TASK REQUIREMENTS
Search the material for the word "this" and copy each line that holds it.

INPUT DATA

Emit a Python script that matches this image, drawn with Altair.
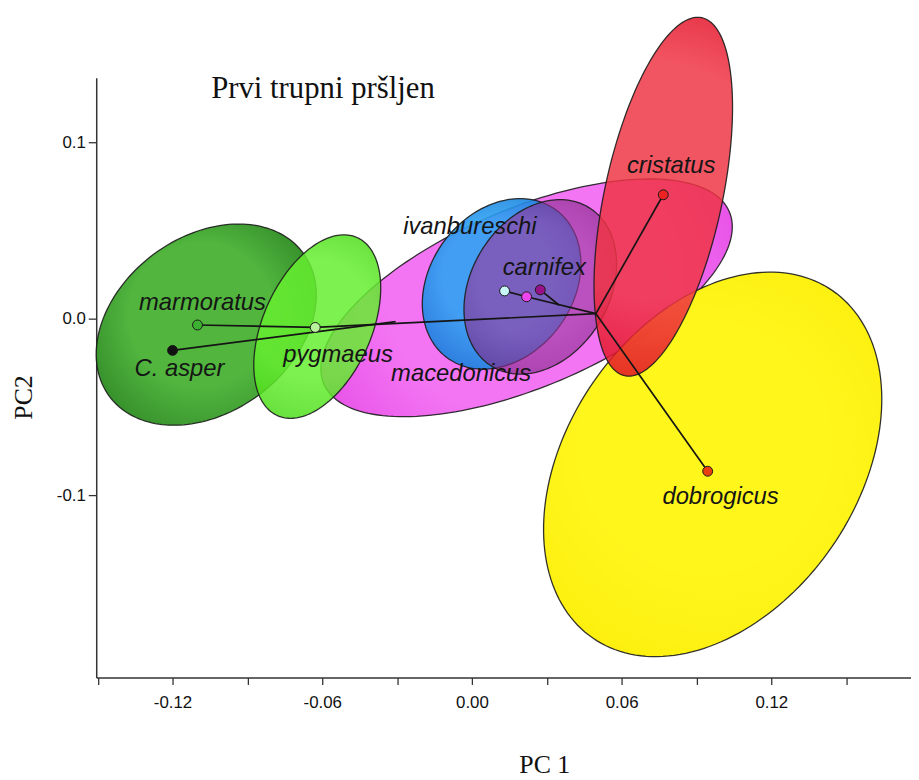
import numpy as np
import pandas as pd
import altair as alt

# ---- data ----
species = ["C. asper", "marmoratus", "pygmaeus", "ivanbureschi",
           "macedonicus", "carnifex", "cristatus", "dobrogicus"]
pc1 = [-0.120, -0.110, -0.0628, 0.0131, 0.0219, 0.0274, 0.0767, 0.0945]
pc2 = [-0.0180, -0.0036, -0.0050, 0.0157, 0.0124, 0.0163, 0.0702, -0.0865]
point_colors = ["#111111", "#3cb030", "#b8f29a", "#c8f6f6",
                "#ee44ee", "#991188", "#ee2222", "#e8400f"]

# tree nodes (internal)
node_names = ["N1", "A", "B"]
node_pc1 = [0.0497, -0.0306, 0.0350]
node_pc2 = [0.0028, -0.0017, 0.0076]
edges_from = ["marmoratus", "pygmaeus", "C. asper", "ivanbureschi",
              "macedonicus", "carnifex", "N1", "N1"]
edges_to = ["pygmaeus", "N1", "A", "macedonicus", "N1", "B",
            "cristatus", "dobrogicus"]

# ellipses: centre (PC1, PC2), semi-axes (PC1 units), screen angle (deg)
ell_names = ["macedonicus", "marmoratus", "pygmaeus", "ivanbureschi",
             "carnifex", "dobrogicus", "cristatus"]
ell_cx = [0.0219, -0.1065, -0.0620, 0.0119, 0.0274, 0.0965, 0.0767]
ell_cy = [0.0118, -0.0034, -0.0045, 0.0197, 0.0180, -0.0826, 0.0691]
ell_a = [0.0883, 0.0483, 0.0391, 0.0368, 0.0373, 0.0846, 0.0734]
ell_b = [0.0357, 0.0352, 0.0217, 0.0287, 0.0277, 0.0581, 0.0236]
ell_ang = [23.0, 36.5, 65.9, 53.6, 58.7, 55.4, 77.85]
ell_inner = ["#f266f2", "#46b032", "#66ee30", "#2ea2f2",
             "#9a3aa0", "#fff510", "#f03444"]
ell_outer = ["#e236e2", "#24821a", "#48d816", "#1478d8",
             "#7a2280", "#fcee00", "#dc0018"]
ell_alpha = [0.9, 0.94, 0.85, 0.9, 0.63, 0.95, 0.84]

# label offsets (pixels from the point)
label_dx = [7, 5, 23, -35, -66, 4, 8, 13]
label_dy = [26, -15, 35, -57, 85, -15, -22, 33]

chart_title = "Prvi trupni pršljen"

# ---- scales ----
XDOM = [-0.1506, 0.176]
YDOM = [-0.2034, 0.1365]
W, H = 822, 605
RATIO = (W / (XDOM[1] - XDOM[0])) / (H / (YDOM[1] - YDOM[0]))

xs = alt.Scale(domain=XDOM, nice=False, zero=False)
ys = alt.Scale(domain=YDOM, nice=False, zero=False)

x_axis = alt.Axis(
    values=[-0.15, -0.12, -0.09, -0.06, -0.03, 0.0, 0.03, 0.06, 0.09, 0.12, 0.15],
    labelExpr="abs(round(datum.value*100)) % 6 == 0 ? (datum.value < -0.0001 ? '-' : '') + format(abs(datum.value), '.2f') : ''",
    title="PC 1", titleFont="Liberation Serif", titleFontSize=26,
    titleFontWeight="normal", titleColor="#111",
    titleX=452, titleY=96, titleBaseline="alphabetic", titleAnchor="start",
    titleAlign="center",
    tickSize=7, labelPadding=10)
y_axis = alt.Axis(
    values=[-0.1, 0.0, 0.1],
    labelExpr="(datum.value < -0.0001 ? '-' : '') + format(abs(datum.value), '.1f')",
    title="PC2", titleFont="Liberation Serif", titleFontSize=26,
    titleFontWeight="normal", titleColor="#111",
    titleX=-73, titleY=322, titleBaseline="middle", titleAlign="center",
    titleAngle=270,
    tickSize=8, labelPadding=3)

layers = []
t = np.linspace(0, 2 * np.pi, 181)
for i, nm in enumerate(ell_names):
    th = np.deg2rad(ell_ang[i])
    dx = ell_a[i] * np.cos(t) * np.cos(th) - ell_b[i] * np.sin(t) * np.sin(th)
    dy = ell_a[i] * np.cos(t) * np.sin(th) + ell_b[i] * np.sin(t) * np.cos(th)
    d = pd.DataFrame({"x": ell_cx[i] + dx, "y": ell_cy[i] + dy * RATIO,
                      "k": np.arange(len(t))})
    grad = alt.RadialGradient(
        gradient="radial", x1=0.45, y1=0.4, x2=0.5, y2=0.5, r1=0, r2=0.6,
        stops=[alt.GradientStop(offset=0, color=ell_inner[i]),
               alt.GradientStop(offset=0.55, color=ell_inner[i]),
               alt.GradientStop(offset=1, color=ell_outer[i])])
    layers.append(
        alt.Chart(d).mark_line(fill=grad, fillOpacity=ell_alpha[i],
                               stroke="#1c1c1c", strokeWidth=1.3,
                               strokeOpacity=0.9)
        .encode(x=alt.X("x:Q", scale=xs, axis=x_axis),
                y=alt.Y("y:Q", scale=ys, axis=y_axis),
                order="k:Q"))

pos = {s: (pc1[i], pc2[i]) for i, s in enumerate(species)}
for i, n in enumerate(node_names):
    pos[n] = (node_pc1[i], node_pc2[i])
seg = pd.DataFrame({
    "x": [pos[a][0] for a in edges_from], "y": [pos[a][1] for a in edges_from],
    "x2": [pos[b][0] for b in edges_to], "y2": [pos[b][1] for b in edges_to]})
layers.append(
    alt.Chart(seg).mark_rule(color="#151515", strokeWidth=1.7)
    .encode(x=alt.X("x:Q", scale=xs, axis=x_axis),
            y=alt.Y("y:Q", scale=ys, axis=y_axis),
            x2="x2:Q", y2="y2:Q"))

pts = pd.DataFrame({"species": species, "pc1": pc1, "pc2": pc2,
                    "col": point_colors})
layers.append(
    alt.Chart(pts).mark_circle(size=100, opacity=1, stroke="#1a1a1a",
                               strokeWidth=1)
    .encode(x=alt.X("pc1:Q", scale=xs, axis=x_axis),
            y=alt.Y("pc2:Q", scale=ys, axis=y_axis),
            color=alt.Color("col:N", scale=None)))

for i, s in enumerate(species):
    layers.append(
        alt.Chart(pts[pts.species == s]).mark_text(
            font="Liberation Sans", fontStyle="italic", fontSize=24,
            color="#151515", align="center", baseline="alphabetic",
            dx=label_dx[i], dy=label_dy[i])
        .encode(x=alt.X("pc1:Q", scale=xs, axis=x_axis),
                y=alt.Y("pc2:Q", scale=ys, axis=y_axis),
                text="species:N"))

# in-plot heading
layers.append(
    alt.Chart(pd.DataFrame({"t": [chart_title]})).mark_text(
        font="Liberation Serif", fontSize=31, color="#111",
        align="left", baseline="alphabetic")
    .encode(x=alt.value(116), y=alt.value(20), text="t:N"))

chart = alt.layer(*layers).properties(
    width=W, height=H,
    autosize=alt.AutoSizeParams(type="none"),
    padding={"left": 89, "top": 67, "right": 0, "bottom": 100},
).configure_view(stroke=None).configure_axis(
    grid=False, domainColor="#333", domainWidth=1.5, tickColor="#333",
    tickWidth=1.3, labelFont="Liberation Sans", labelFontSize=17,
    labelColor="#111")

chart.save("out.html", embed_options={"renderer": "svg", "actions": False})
---
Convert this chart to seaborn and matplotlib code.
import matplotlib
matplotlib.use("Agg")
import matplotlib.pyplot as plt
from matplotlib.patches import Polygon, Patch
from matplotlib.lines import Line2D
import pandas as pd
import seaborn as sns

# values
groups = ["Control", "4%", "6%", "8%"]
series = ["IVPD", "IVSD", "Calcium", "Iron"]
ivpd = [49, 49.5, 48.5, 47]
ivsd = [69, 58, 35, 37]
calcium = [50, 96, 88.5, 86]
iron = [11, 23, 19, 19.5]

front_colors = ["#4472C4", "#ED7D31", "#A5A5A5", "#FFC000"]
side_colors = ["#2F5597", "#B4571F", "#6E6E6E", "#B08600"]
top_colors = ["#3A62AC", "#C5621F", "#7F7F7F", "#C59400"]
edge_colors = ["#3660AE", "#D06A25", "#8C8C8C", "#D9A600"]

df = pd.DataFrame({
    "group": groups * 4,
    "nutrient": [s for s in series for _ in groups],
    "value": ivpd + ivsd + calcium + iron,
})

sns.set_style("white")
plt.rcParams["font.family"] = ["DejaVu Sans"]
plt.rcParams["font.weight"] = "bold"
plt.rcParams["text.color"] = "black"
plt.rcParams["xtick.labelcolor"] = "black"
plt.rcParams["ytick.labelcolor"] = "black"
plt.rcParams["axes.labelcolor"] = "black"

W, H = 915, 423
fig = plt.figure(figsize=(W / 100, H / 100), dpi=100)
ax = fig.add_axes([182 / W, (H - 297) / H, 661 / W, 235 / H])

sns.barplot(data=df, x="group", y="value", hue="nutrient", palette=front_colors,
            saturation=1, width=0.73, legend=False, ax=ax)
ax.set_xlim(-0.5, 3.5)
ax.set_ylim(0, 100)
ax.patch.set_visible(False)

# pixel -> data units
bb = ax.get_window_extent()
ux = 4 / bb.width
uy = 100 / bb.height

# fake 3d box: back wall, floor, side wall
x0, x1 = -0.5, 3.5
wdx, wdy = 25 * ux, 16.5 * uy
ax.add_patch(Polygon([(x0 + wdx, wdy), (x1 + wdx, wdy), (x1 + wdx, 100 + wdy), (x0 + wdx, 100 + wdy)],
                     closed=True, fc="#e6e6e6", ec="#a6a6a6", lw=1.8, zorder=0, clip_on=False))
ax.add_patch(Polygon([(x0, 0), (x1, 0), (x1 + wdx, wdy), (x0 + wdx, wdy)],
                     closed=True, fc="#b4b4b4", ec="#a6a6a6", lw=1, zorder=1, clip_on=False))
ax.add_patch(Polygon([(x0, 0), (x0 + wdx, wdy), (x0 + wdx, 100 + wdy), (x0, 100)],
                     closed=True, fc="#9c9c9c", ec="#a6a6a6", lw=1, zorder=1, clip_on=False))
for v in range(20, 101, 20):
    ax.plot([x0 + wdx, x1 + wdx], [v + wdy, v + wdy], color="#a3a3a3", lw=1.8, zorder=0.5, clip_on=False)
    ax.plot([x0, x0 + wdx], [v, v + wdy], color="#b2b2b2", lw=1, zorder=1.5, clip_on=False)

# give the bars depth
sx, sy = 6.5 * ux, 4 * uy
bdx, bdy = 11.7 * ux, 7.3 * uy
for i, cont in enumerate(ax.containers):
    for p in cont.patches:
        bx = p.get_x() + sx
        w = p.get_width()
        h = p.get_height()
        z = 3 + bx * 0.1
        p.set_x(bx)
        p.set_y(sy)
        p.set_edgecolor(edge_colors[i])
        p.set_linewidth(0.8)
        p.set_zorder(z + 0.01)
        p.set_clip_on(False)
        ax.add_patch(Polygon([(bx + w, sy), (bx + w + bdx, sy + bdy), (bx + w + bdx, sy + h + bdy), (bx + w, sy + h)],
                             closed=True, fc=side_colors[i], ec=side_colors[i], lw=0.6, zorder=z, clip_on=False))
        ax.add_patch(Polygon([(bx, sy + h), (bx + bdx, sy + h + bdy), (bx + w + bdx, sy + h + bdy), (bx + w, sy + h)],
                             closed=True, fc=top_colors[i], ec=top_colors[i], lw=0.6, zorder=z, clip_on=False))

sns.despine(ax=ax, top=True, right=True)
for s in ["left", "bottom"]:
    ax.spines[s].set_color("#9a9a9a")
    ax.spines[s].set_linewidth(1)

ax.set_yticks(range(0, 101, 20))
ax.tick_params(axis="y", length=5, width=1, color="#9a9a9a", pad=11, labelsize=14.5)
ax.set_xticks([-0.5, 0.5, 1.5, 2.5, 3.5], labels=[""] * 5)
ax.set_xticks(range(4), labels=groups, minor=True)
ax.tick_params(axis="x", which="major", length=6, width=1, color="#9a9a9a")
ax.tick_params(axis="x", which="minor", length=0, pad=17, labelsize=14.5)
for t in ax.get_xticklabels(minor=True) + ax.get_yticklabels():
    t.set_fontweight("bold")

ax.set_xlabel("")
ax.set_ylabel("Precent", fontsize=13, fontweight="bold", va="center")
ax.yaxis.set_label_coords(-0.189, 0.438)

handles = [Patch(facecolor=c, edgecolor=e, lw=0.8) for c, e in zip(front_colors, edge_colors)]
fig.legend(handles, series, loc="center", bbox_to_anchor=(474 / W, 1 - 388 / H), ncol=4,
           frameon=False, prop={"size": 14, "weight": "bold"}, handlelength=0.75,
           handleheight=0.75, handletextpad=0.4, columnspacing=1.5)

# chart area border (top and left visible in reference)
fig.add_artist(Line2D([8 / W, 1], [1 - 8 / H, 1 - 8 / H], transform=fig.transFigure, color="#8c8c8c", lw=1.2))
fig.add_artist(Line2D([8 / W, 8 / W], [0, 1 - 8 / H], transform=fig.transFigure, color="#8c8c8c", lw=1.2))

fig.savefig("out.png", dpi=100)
...
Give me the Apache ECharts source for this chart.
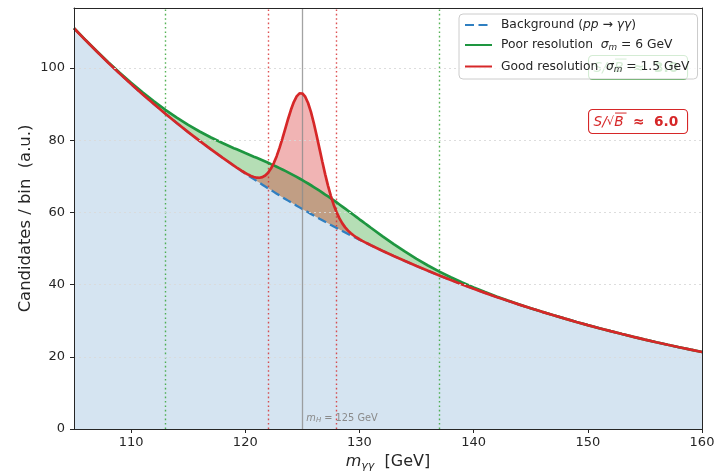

FULL RESPONSE
Emit a Python script that matches this image, drawn with Altair.
Convert this chart to seaborn and matplotlib code.
Give me the Apache ECharts source for this chart.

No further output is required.